The exercise: Your task is to output the listing word for word, with pictures excluded.

Lines of data:
---------------

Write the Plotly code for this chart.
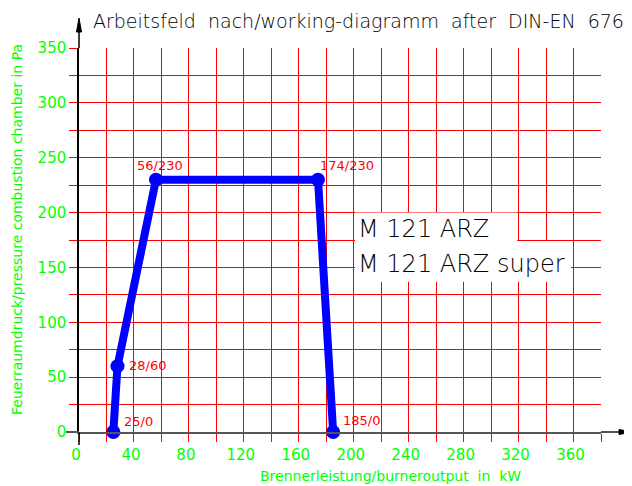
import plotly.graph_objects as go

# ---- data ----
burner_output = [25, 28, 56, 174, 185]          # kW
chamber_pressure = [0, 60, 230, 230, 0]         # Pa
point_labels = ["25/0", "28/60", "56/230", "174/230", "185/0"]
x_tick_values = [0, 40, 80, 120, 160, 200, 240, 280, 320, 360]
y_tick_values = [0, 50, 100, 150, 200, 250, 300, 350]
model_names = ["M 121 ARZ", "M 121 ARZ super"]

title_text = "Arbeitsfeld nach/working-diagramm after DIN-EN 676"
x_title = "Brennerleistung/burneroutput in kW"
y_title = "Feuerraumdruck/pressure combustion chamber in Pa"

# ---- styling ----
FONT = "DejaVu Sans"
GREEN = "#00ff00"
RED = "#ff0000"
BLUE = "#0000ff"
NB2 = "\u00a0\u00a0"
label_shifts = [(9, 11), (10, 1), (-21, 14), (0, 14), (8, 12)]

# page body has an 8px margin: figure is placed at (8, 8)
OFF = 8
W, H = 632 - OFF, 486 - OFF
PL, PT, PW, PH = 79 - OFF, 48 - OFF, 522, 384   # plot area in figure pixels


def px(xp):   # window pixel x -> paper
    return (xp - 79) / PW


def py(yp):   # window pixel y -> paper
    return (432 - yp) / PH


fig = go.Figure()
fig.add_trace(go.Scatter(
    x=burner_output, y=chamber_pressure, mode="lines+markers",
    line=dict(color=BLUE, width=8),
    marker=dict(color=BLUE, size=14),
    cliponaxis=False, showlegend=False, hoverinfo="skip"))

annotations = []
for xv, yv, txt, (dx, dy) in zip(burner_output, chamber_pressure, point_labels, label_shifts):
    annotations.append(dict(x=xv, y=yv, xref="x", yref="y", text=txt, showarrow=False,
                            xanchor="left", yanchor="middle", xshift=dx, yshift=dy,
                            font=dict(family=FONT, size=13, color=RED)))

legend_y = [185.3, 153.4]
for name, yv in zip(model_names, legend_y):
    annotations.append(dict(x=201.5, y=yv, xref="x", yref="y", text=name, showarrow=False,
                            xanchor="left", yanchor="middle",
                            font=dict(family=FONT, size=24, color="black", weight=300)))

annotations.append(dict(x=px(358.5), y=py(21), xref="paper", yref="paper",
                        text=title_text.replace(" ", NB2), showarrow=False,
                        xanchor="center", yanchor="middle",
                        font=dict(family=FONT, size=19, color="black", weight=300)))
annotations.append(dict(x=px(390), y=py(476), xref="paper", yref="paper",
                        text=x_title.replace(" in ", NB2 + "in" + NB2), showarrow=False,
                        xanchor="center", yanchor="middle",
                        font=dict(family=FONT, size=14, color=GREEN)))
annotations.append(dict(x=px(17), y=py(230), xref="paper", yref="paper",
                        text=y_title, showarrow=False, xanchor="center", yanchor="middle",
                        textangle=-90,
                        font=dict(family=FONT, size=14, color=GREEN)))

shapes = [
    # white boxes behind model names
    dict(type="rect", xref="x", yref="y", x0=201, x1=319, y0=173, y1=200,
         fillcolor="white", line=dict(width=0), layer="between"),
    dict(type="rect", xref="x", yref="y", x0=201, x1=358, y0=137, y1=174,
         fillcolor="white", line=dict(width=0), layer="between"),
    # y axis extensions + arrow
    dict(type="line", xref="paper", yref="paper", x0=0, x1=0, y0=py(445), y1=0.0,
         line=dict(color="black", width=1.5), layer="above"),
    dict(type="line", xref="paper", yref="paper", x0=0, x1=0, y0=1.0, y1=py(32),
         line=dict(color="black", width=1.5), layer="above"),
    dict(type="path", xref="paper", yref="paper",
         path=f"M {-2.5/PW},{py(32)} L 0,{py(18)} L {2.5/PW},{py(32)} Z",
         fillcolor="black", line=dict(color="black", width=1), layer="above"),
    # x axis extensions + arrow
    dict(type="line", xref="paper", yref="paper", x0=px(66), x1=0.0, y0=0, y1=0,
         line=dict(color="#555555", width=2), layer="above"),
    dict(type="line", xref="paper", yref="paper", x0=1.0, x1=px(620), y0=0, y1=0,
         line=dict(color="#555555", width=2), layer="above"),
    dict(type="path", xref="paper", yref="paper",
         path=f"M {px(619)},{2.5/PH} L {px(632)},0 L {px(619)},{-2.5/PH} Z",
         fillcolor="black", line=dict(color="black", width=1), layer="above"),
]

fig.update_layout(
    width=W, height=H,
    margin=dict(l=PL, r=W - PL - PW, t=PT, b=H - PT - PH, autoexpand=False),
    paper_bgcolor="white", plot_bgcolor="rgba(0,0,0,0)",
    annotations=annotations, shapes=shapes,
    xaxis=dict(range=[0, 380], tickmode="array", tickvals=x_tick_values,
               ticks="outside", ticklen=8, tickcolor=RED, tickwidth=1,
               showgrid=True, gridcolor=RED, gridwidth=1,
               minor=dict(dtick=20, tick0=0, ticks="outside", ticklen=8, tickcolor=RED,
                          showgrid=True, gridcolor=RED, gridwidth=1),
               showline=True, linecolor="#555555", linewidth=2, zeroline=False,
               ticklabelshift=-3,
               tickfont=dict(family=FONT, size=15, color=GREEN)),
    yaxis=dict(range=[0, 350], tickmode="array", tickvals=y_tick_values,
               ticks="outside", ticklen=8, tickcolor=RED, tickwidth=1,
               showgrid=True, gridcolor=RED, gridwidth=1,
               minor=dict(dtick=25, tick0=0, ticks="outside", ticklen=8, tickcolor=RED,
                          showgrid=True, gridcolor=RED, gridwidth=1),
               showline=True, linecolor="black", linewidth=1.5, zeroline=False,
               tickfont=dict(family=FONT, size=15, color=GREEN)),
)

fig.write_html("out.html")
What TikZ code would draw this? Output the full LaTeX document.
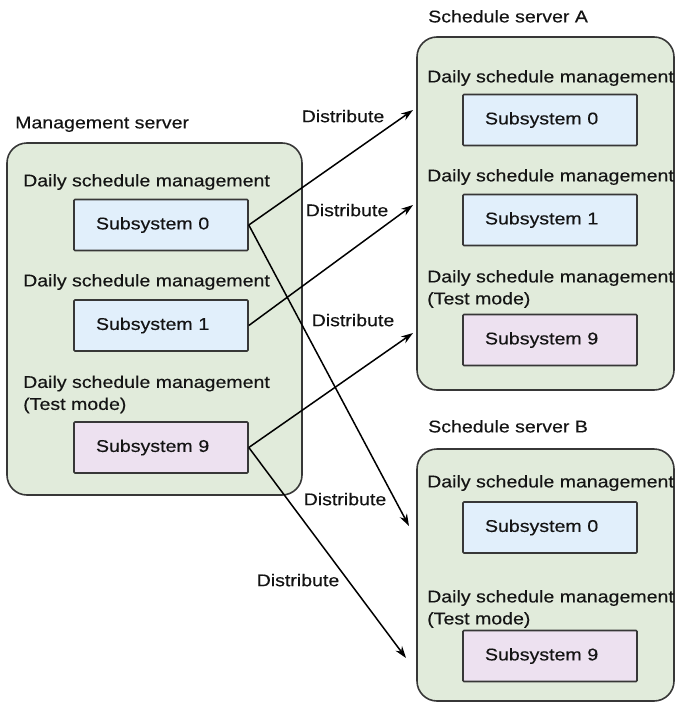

---------------

Completed task:
Write the Plotly code for this chart.
import plotly.graph_objects as go

# ---- data ----
burner_output = [25, 28, 56, 174, 185]          # kW
chamber_pressure = [0, 60, 230, 230, 0]         # Pa
point_labels = ["25/0", "28/60", "56/230", "174/230", "185/0"]
x_tick_values = [0, 40, 80, 120, 160, 200, 240, 280, 320, 360]
y_tick_values = [0, 50, 100, 150, 200, 250, 300, 350]
model_names = ["M 121 ARZ", "M 121 ARZ super"]

title_text = "Arbeitsfeld nach/working-diagramm after DIN-EN 676"
x_title = "Brennerleistung/burneroutput in kW"
y_title = "Feuerraumdruck/pressure combustion chamber in Pa"

# ---- styling ----
FONT = "DejaVu Sans"
GREEN = "#00ff00"
RED = "#ff0000"
BLUE = "#0000ff"
NB2 = "\u00a0\u00a0"
label_shifts = [(9, 11), (10, 1), (-21, 14), (0, 14), (8, 12)]

# page body has an 8px margin: figure is placed at (8, 8)
OFF = 8
W, H = 632 - OFF, 486 - OFF
PL, PT, PW, PH = 79 - OFF, 48 - OFF, 522, 384   # plot area in figure pixels


def px(xp):   # window pixel x -> paper
    return (xp - 79) / PW


def py(yp):   # window pixel y -> paper
    return (432 - yp) / PH


fig = go.Figure()
fig.add_trace(go.Scatter(
    x=burner_output, y=chamber_pressure, mode="lines+markers",
    line=dict(color=BLUE, width=8),
    marker=dict(color=BLUE, size=14),
    cliponaxis=False, showlegend=False, hoverinfo="skip"))

annotations = []
for xv, yv, txt, (dx, dy) in zip(burner_output, chamber_pressure, point_labels, label_shifts):
    annotations.append(dict(x=xv, y=yv, xref="x", yref="y", text=txt, showarrow=False,
                            xanchor="left", yanchor="middle", xshift=dx, yshift=dy,
                            font=dict(family=FONT, size=13, color=RED)))

legend_y = [185.3, 153.4]
for name, yv in zip(model_names, legend_y):
    annotations.append(dict(x=201.5, y=yv, xref="x", yref="y", text=name, showarrow=False,
                            xanchor="left", yanchor="middle",
                            font=dict(family=FONT, size=24, color="black", weight=300)))

annotations.append(dict(x=px(358.5), y=py(21), xref="paper", yref="paper",
                        text=title_text.replace(" ", NB2), showarrow=False,
                        xanchor="center", yanchor="middle",
                        font=dict(family=FONT, size=19, color="black", weight=300)))
annotations.append(dict(x=px(390), y=py(476), xref="paper", yref="paper",
                        text=x_title.replace(" in ", NB2 + "in" + NB2), showarrow=False,
                        xanchor="center", yanchor="middle",
                        font=dict(family=FONT, size=14, color=GREEN)))
annotations.append(dict(x=px(17), y=py(230), xref="paper", yref="paper",
                        text=y_title, showarrow=False, xanchor="center", yanchor="middle",
                        textangle=-90,
                        font=dict(family=FONT, size=14, color=GREEN)))

shapes = [
    # white boxes behind model names
    dict(type="rect", xref="x", yref="y", x0=201, x1=319, y0=173, y1=200,
         fillcolor="white", line=dict(width=0), layer="between"),
    dict(type="rect", xref="x", yref="y", x0=201, x1=358, y0=137, y1=174,
         fillcolor="white", line=dict(width=0), layer="between"),
    # y axis extensions + arrow
    dict(type="line", xref="paper", yref="paper", x0=0, x1=0, y0=py(445), y1=0.0,
         line=dict(color="black", width=1.5), layer="above"),
    dict(type="line", xref="paper", yref="paper", x0=0, x1=0, y0=1.0, y1=py(32),
         line=dict(color="black", width=1.5), layer="above"),
    dict(type="path", xref="paper", yref="paper",
         path=f"M {-2.5/PW},{py(32)} L 0,{py(18)} L {2.5/PW},{py(32)} Z",
         fillcolor="black", line=dict(color="black", width=1), layer="above"),
    # x axis extensions + arrow
    dict(type="line", xref="paper", yref="paper", x0=px(66), x1=0.0, y0=0, y1=0,
         line=dict(color="#555555", width=2), layer="above"),
    dict(type="line", xref="paper", yref="paper", x0=1.0, x1=px(620), y0=0, y1=0,
         line=dict(color="#555555", width=2), layer="above"),
    dict(type="path", xref="paper", yref="paper",
         path=f"M {px(619)},{2.5/PH} L {px(632)},0 L {px(619)},{-2.5/PH} Z",
         fillcolor="black", line=dict(color="black", width=1), layer="above"),
]

fig.update_layout(
    width=W, height=H,
    margin=dict(l=PL, r=W - PL - PW, t=PT, b=H - PT - PH, autoexpand=False),
    paper_bgcolor="white", plot_bgcolor="rgba(0,0,0,0)",
    annotations=annotations, shapes=shapes,
    xaxis=dict(range=[0, 380], tickmode="array", tickvals=x_tick_values,
               ticks="outside", ticklen=8, tickcolor=RED, tickwidth=1,
               showgrid=True, gridcolor=RED, gridwidth=1,
               minor=dict(dtick=20, tick0=0, ticks="outside", ticklen=8, tickcolor=RED,
                          showgrid=True, gridcolor=RED, gridwidth=1),
               showline=True, linecolor="#555555", linewidth=2, zeroline=False,
               ticklabelshift=-3,
               tickfont=dict(family=FONT, size=15, color=GREEN)),
    yaxis=dict(range=[0, 350], tickmode="array", tickvals=y_tick_values,
               ticks="outside", ticklen=8, tickcolor=RED, tickwidth=1,
               showgrid=True, gridcolor=RED, gridwidth=1,
               minor=dict(dtick=25, tick0=0, ticks="outside", ticklen=8, tickcolor=RED,
                          showgrid=True, gridcolor=RED, gridwidth=1),
               showline=True, linecolor="black", linewidth=1.5, zeroline=False,
               tickfont=dict(family=FONT, size=15, color=GREEN)),
)

fig.write_html("out.html")
What TikZ code would draw this? Output the full LaTeX document.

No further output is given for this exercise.